Exercise details - Restate each of the lines below word for word and drop every picture.

☆ ☆ ☆ ☆ ☆

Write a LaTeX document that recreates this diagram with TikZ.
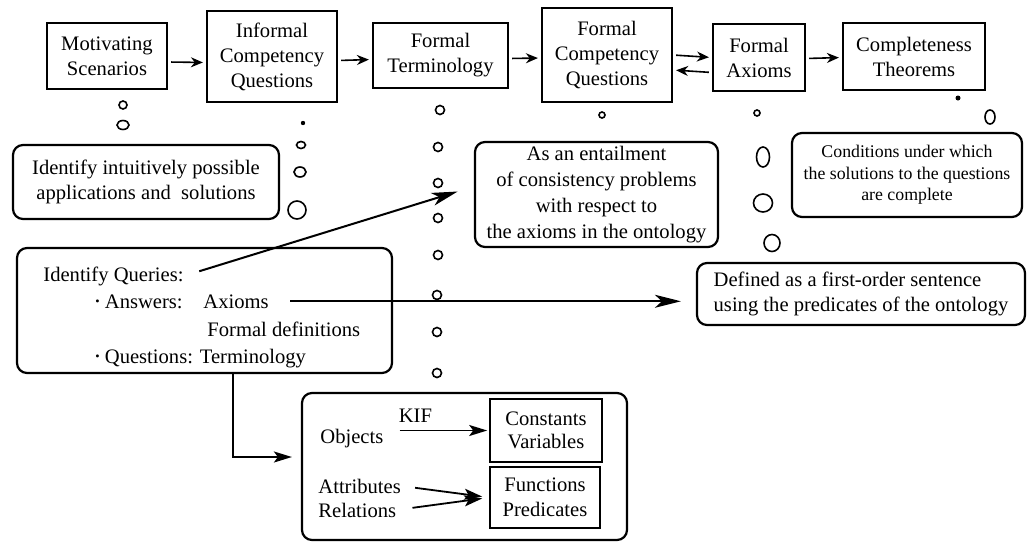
\documentclass[tikz,border=0pt]{standalone}
\usepackage{fontspec}
\setmainfont{Liberation Serif}
\usetikzlibrary{arrows.meta}

\newcommand{\qdot}{\raisebox{0.3ex}{\scalebox{0.6}{\textbullet}}}

\begin{document}
\begin{tikzpicture}[x=0.5pt, y=-0.5pt,
    every node/.style={font=\fontsize{10.3}{12.5}\selectfont},
    stage/.style={draw, line width=1.1pt, align=center, inner sep=1pt},
    note/.style={draw, line width=1.1pt, rounded corners=5pt, align=center, inner sep=1pt},
    txt/.style={inner sep=0pt, anchor=base west},
    flow/.style={-{Stealth[length=6pt,width=5pt]}, line width=0.8pt, shorten <=1.5pt, shorten >=1.5pt},
    link/.style={-{Stealth[length=13pt,width=6.5pt,inset=3.5pt]}, line width=1pt},
    feed/.style={-{Stealth[length=9pt,width=5.5pt,inset=2pt]}, line width=0.9pt},
    ring/.style={line width=0.8pt}]
      \useasboundingbox (0, 0) rectangle (1028, 542);
      % top row of stages
      \node[stage, minimum width=60pt, minimum height=33pt] (ms) at (107, 56) {Motivating\\Scenarios};
      \node[stage, minimum width=65pt, minimum height=45.5pt] (icq) at (272, 56.5) {Informal\\Competency\\Questions};
      \node[stage, minimum width=67.5pt, minimum height=32.5pt] (ft) at (440.5, 55.5) {Formal\\Terminology};
      \node[stage, minimum width=65pt, minimum height=47pt] (fcq) at (607, 55) {Formal\\Competency\\Questions};
      \node[stage, minimum width=46pt, minimum height=33.5pt] (fa) at (759, 57.5) {Formal\\Axioms};
      \node[stage, minimum width=71pt, minimum height=33.5pt] (ct) at (914, 56.5) {Completeness\\Theorems};
      \draw[flow] ([yshift=-3pt]ms.east) -- ([yshift=-3pt]icq.west);
      \draw[flow] ([yshift=-2pt]icq.east) -- ([yshift=-2pt]ft.west);
      \draw[flow] ([yshift=-1.5pt]ft.east) -- ([yshift=-1.5pt]fcq.west);
      \draw[flow] ([yshift=0pt]fcq.east) -- ([yshift=0pt]fa.west);
      \draw[flow] ([yshift=-7.5pt]fa.west) -- ([yshift=-7.5pt]fcq.east);
      \draw[flow] ([yshift=-0.5pt]fa.east) -- ([yshift=-0.5pt]ct.west);
      % notes
      \node[note, minimum width=133pt, minimum height=37pt] (intuit) at (146, 182) {Identify intuitively possible\\applications and\ \ solutions};
      \node[note, minimum width=121.5pt, minimum height=52.5pt, font=\fontsize{10.3}{13}\selectfont] (entail) at (596.5, 194.5) {As an entailment\\of consistency problems\\with respect to\\the axioms in the ontology};
      \node[note, minimum width=115pt, minimum height=42pt, font=\fontsize{8.9}{10.8}\selectfont] (cond) at (907, 175) {Conditions under which\\the solutions to the questions\\are complete};
      \node[note, minimum width=164pt, minimum height=31pt, align=left] (defined) at (861, 294) {Defined as a first-order sentence\\using the predicates of the ontology};
      \node[note, minimum width=187.5pt, minimum height=62.5pt] (queries) at (204.5, 310.5) {};
      \node[txt] (qhead) at (43, 281) {Identify Queries:};
      \node[txt] (qans) at (95, 308) {\qdot\ Answers:};
      \node[txt] (axioms) at (203, 308) {Axioms};
      \node[txt] (qdefs) at (207, 336) {Formal definitions};
      \node[txt] (qquest) at (95, 363) {\qdot\ Questions: Terminology};
      \draw[link, shorten <=8pt, shorten >=8.5pt] (qhead.east) -- ([yshift=4pt]entail.west);
      \draw[link, shorten <=10.5pt, shorten >=7.5pt] (axioms.east) -- (axioms.east -| defined.west);
      % terminology box
      \node[note, minimum width=162.5pt, minimum height=73.5pt] (lang) at (464.5, 466.5) {};
      \node[stage, line width=0.8pt, minimum width=56pt, minimum height=31.5pt, font=\fontsize{10.3}{11.5}\selectfont] (constvar) at (546, 430.5) {Constants\\Variables};
      \node[stage, line width=0.8pt, minimum width=55pt, minimum height=30.5pt] (funcpred) at (545, 497.5) {Functions\\Predicates};
      \node[txt] (objects) at (320, 443) {Objects};
      \node[txt] (attrs) at (318, 493) {Attributes};
      \node[txt] (rels) at (318, 517) {Relations};
      \draw[feed, shorten <=8pt, shorten >=1pt] (objects.east |- constvar.west) -- node[above, pos=0.3] (kif) {KIF} (constvar.west);
      \draw[feed, shorten <=7pt, shorten >=3.5pt] (attrs.east) -- (funcpred.west);
      \draw[feed, shorten <=8pt, shorten >=3.5pt] (rels.east) -- (funcpred.west);
      \draw[feed, shorten >=4.5pt] ([xshift=14.25pt]queries.south) |- ([yshift=4.75pt]lang.west);
      % dotted trails of circles
      \foreach \cx/\cy/\rx/\ry in {123/105/4/4, 123/125/6/4.5, 301/145/4.5/3.5, 300/172/6/5, 297/210/9/9,
          440/110/4.5/4.5, 438/147/4.5/4.5, 438/183/4.5/4.5, 438/218/4.5/4.5, 438/255/4.5/4.5,
          437/295/4.5/4.5, 437/332/4.5/4.5, 437/373/4.5/4.5,
          602/115/3/3, 757/113/3/3, 763/157/6.5/10, 763/203/9.5/9, 772/243/8/8.5, 990/117/5/7}
        \draw[ring] (\cx, \cy) ellipse[x radius=\rx, y radius=\ry];
      \fill (303, 123) circle[radius=2.2];
      \fill (958, 98) circle[radius=2.5];
\end{tikzpicture}
\end{document}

☆ ☆ ☆ ☆ ☆

Solution to the problem -
Write a LaTeX document that recreates this diagram with TikZ.
\documentclass[tikz,border=0pt]{standalone}
\usepackage{fontspec}
\setmainfont{Liberation Serif}
\usetikzlibrary{arrows.meta}

\newcommand{\qdot}{\raisebox{0.3ex}{\scalebox{0.6}{\textbullet}}}

\begin{document}
\begin{tikzpicture}[x=0.5pt, y=-0.5pt,
    every node/.style={font=\fontsize{10.3}{12.5}\selectfont},
    stage/.style={draw, line width=1.1pt, align=center, inner sep=1pt},
    note/.style={draw, line width=1.1pt, rounded corners=5pt, align=center, inner sep=1pt},
    txt/.style={inner sep=0pt, anchor=base west},
    flow/.style={-{Stealth[length=6pt,width=5pt]}, line width=0.8pt, shorten <=1.5pt, shorten >=1.5pt},
    link/.style={-{Stealth[length=13pt,width=6.5pt,inset=3.5pt]}, line width=1pt},
    feed/.style={-{Stealth[length=9pt,width=5.5pt,inset=2pt]}, line width=0.9pt},
    ring/.style={line width=0.8pt}]
      \useasboundingbox (0, 0) rectangle (1028, 542);
      % top row of stages
      \node[stage, minimum width=60pt, minimum height=33pt] (ms) at (107, 56) {Motivating\\Scenarios};
      \node[stage, minimum width=65pt, minimum height=45.5pt] (icq) at (272, 56.5) {Informal\\Competency\\Questions};
      \node[stage, minimum width=67.5pt, minimum height=32.5pt] (ft) at (440.5, 55.5) {Formal\\Terminology};
      \node[stage, minimum width=65pt, minimum height=47pt] (fcq) at (607, 55) {Formal\\Competency\\Questions};
      \node[stage, minimum width=46pt, minimum height=33.5pt] (fa) at (759, 57.5) {Formal\\Axioms};
      \node[stage, minimum width=71pt, minimum height=33.5pt] (ct) at (914, 56.5) {Completeness\\Theorems};
      \draw[flow] ([yshift=-3pt]ms.east) -- ([yshift=-3pt]icq.west);
      \draw[flow] ([yshift=-2pt]icq.east) -- ([yshift=-2pt]ft.west);
      \draw[flow] ([yshift=-1.5pt]ft.east) -- ([yshift=-1.5pt]fcq.west);
      \draw[flow] ([yshift=0pt]fcq.east) -- ([yshift=0pt]fa.west);
      \draw[flow] ([yshift=-7.5pt]fa.west) -- ([yshift=-7.5pt]fcq.east);
      \draw[flow] ([yshift=-0.5pt]fa.east) -- ([yshift=-0.5pt]ct.west);
      % notes
      \node[note, minimum width=133pt, minimum height=37pt] (intuit) at (146, 182) {Identify intuitively possible\\applications and\ \ solutions};
      \node[note, minimum width=121.5pt, minimum height=52.5pt, font=\fontsize{10.3}{13}\selectfont] (entail) at (596.5, 194.5) {As an entailment\\of consistency problems\\with respect to\\the axioms in the ontology};
      \node[note, minimum width=115pt, minimum height=42pt, font=\fontsize{8.9}{10.8}\selectfont] (cond) at (907, 175) {Conditions under which\\the solutions to the questions\\are complete};
      \node[note, minimum width=164pt, minimum height=31pt, align=left] (defined) at (861, 294) {Defined as a first-order sentence\\using the predicates of the ontology};
      \node[note, minimum width=187.5pt, minimum height=62.5pt] (queries) at (204.5, 310.5) {};
      \node[txt] (qhead) at (43, 281) {Identify Queries:};
      \node[txt] (qans) at (95, 308) {\qdot\ Answers:};
      \node[txt] (axioms) at (203, 308) {Axioms};
      \node[txt] (qdefs) at (207, 336) {Formal definitions};
      \node[txt] (qquest) at (95, 363) {\qdot\ Questions: Terminology};
      \draw[link, shorten <=8pt, shorten >=8.5pt] (qhead.east) -- ([yshift=4pt]entail.west);
      \draw[link, shorten <=10.5pt, shorten >=7.5pt] (axioms.east) -- (axioms.east -| defined.west);
      % terminology box
      \node[note, minimum width=162.5pt, minimum height=73.5pt] (lang) at (464.5, 466.5) {};
      \node[stage, line width=0.8pt, minimum width=56pt, minimum height=31.5pt, font=\fontsize{10.3}{11.5}\selectfont] (constvar) at (546, 430.5) {Constants\\Variables};
      \node[stage, line width=0.8pt, minimum width=55pt, minimum height=30.5pt] (funcpred) at (545, 497.5) {Functions\\Predicates};
      \node[txt] (objects) at (320, 443) {Objects};
      \node[txt] (attrs) at (318, 493) {Attributes};
      \node[txt] (rels) at (318, 517) {Relations};
      \draw[feed, shorten <=8pt, shorten >=1pt] (objects.east |- constvar.west) -- node[above, pos=0.3] (kif) {KIF} (constvar.west);
      \draw[feed, shorten <=7pt, shorten >=3.5pt] (attrs.east) -- (funcpred.west);
      \draw[feed, shorten <=8pt, shorten >=3.5pt] (rels.east) -- (funcpred.west);
      \draw[feed, shorten >=4.5pt] ([xshift=14.25pt]queries.south) |- ([yshift=4.75pt]lang.west);
      % dotted trails of circles
      \foreach \cx/\cy/\rx/\ry in {123/105/4/4, 123/125/6/4.5, 301/145/4.5/3.5, 300/172/6/5, 297/210/9/9,
          440/110/4.5/4.5, 438/147/4.5/4.5, 438/183/4.5/4.5, 438/218/4.5/4.5, 438/255/4.5/4.5,
          437/295/4.5/4.5, 437/332/4.5/4.5, 437/373/4.5/4.5,
          602/115/3/3, 757/113/3/3, 763/157/6.5/10, 763/203/9.5/9, 772/243/8/8.5, 990/117/5/7}
        \draw[ring] (\cx, \cy) ellipse[x radius=\rx, y radius=\ry];
      \fill (303, 123) circle[radius=2.2];
      \fill (958, 98) circle[radius=2.5];
\end{tikzpicture}
\end{document}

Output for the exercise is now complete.